» **EXERCISE DESCRIPTION**:
Without the pictures, extract every line from the start of the material to the line containing "plt.rcParams['hatch.linewidth'] = 1.3", both ends included.
━━━ STORED RECORDS
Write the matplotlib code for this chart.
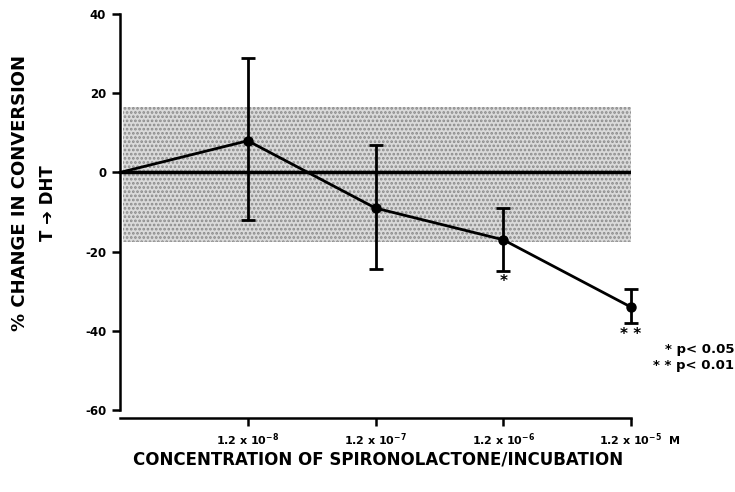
"""
Spironolactone: % change in T -> DHT conversion vs concentration
"""
import numpy as np
import matplotlib.pyplot as plt

plt.rcParams['font.family'] = ['DejaVu Sans']
plt.rcParams['font.weight'] = 'bold'
plt.rcParams['mathtext.default'] = 'bf'
plt.rcParams['hatch.linewidth'] = 1.3

# data
conc_pos = [0, 1, 2, 3, 4]
change = [0, 8, -9, -17, -34]
err_hi = [0, 29, 7, -9, -29.5]
err_lo = [0, -12, -24.5, -25, -38]
tick_labels = ['1.2 x 10$^{-8}$', '1.2 x 10$^{-7}$', '1.2 x 10$^{-6}$', '1.2 x 10$^{-5}$']
band_lo, band_hi = -17.5, 16.5
sig_marks = [(3, -27.5, '*'), (4, -41, '* *')]

x = np.array(conc_pos)
y = np.array(change)
yerr = np.vstack([y - np.array(err_lo), np.array(err_hi) - y])

fig = plt.figure(figsize=(7.35, 4.92), dpi=100)
ax = fig.add_axes([0.1633, 0.1504, 0.6952, 0.8211])

# stippled normal range band
ax.fill_between([0.02, 4.02], band_lo, band_hi, facecolor='#dadada',
                edgecolor='#8a8a8a', hatch='....', linewidth=0, zorder=1)
ax.plot([0, 4], [0, 0], color='black', lw=2.5, zorder=2)

ax.errorbar(x[1:], y[1:], yerr=yerr[:, 1:], fmt='none', ecolor='black',
            elinewidth=2, capsize=5, capthick=2, zorder=3, clip_on=False)
ax.plot(x, y, color='black', lw=2, zorder=4, clip_on=False)
ax.plot(x[1:], y[1:], 'o', color='black', ms=6.5, zorder=5, clip_on=False)

for xs, ys, s in sig_marks:
    ax.text(xs, ys, s, ha='center', va='center', fontsize=11)

ax.set_xlim(0, 4.0)
ax.set_ylim(-62, 40)
ax.spines['top'].set_visible(False)
ax.spines['right'].set_visible(False)
ax.spines['left'].set_bounds(-60, 40)
ax.spines['left'].set_linewidth(1.8)
ax.spines['bottom'].set_linewidth(1.8)
ax.set_yticks([40, 20, 0, -20, -40, -60])
ax.set_yticklabels(['40', '20', '0', '-20', '-40', '-60'], fontsize=8.5, fontweight='bold')
ax.set_xticks([1, 2, 3, 4])
ax.set_xticklabels(tick_labels, fontsize=8, fontweight='bold')
ax.tick_params(axis='both', direction='out', length=6, width=1.8, pad=4)
ax.text(4.3, -66.5, 'M', ha='left', va='top', fontsize=8, fontweight='bold',
        clip_on=False)

fig.text(0.999, 1 - 350/492, '* p< 0.05', ha='right', va='center', fontsize=9.5, fontweight='bold')
fig.text(0.999, 1 - 365/492, '* * p< 0.01', ha='right', va='center', fontsize=9.5, fontweight='bold')

fig.text(0.027, 1 - 193/492, '% CHANGE IN CONVERSION', rotation=90, ha='center',
         va='center', fontsize=13, fontweight='bold')
fig.text(0.065, 1 - 203/492, 'T \u2794 DHT', rotation=90, ha='center',
         va='center', fontsize=12, fontweight='bold')
fig.text(0.514, 1 - 460/492, 'CONCENTRATION OF SPIRONOLACTONE/INCUBATION',
         ha='center', va='center', fontsize=12, fontweight='bold')

plt.savefig('out.png', dpi=100)
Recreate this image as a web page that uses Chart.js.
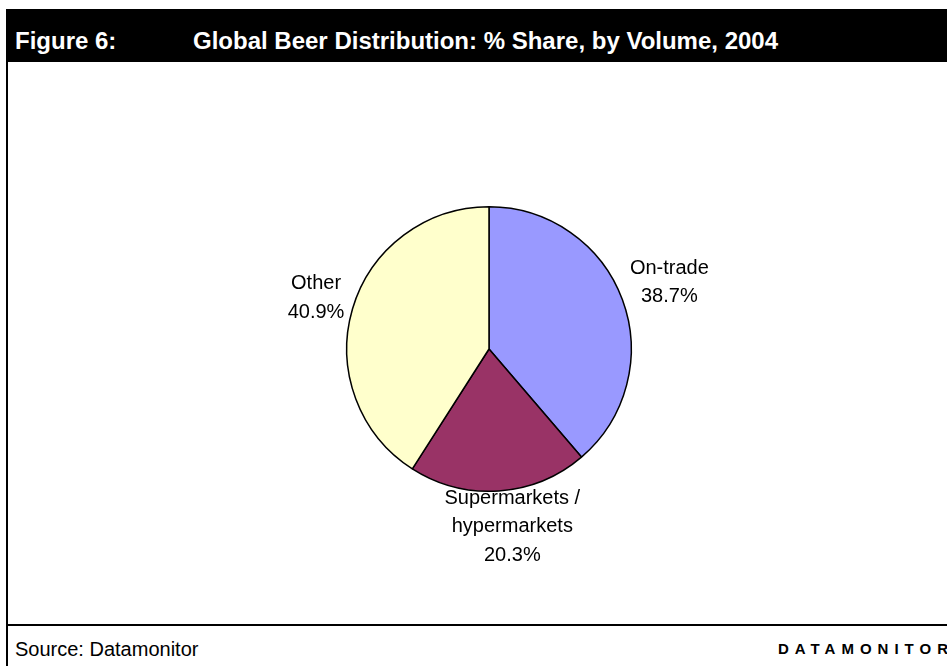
<!DOCTYPE html>
<html>
<head>
<meta charset="utf-8">
<script src="https://cdn.jsdelivr.net/npm/chart.js@4.4.1/dist/chart.umd.min.js"></script>
<style>
  html, body { margin: 0; padding: 0; background: #fff; }
  body { width: 947px; height: 666px; position: relative; overflow: hidden; font-family: "Liberation Sans", Arial, sans-serif; }
  #bar { position: absolute; left: 6px; top: 9px; width: 941px; height: 53px; background: #000; color: #fff; font-weight: bold; font-size: 24px; }
  #bar span { position: absolute; top: 0; line-height: 24px; top: 20px; white-space: nowrap; }
  #fig { left: 9px; }
  #ttl { left: 187px; }
  #leftLine { position: absolute; left: 6px; top: 62px; width: 2px; height: 604px; background: #000; }
  #botLine { position: absolute; left: 6px; top: 624px; width: 941px; height: 2px; background: #000; }
  #src { position: absolute; left: 15px; top: 638px; font-size: 20px; line-height: 22px; white-space: nowrap; }
  #brand { position: absolute; left: 778px; top: 640px; font-size: 15px; line-height: 17px; font-weight: bold; letter-spacing: 6px; white-space: nowrap; }
  #chart1 { position: absolute; left: 8px; top: 40px; }
</style>
</head>
<body>
<div id="bar"><span id="fig">Figure 6:</span><span id="ttl">Global Beer Distribution: % Share, by Volume, 2004</span></div>
<div id="leftLine"></div>
<div id="botLine"></div>
<canvas id="chart1" width="939" height="585"></canvas>
<div id="src">Source: Datamonitor</div>
<div id="brand">DATAMONITOR</div>

<script>
// data
const categories = ['On-trade', 'Supermarkets / hypermarkets', 'Other'];
const labelLines = [['On-trade'], ['Supermarkets /', 'hypermarkets'], ['Other']];
const shares = [38.7, 20.3, 40.9];
const sliceColors = ['#9999FF', '#993366', '#FFFFCC'];

// label placement (distance outside the rim, small sideways nudge)
const labelGap = [50, 36, 39];
const labelNudge = [0, 11, 1];
const lineH = 28.5;

// draws the "name / xx.x%" labels outside each slice
const sliceLabels = {
  id: 'sliceLabels',
  afterDatasetsDraw(chart) {
    const ctx = chart.ctx;
    const arcs = chart.getDatasetMeta(0).data;
    ctx.save();
    ctx.font = '20px "Liberation Sans", Arial, sans-serif';
    ctx.fillStyle = '#000';
    ctx.textAlign = 'center';
    ctx.textBaseline = 'middle';
    arcs.forEach((arc, i) => {
      const p = arc.getProps(['x', 'y', 'startAngle', 'endAngle', 'outerRadius'], true);
      const mid = (p.startAngle + p.endAngle) / 2;
      const d = p.outerRadius + labelGap[i];
      const lines = labelLines[i].concat([shares[i].toFixed(1) + '%']);
      const cx = p.x + Math.cos(mid) * d + labelNudge[i];
      const cy = p.y + Math.sin(mid) * d;
      const top = cy - (lines.length - 1) * lineH / 2;
      lines.forEach((t, j) => ctx.fillText(t, cx, top + j * lineH));
    });
    ctx.restore();
  }
};

const config = {
  type: 'pie',
  data: {
    labels: categories,
    datasets: [{
      data: shares,
      backgroundColor: sliceColors,
      borderColor: '#000',
      borderWidth: 1.5
    }]
  },
  options: {
    responsive: false,
    animation: false,
    devicePixelRatio: 1,
    layout: { padding: { left: 338, right: 315, top: 166, bottom: 133 } },
    plugins: {
      legend: { display: false },
      tooltip: { enabled: false }
    }
  },
  plugins: [sliceLabels]
};

const myChart = new Chart(document.getElementById('chart1'), config);
</script>
</body>
</html>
━━━━━━
» **ANSWER TO THIS PROBLEM**:
Write the matplotlib code for this chart.
"""
Spironolactone: % change in T -> DHT conversion vs concentration
"""
import numpy as np
import matplotlib.pyplot as plt

plt.rcParams['font.family'] = ['DejaVu Sans']
plt.rcParams['font.weight'] = 'bold'
plt.rcParams['mathtext.default'] = 'bf'
plt.rcParams['hatch.linewidth'] = 1.3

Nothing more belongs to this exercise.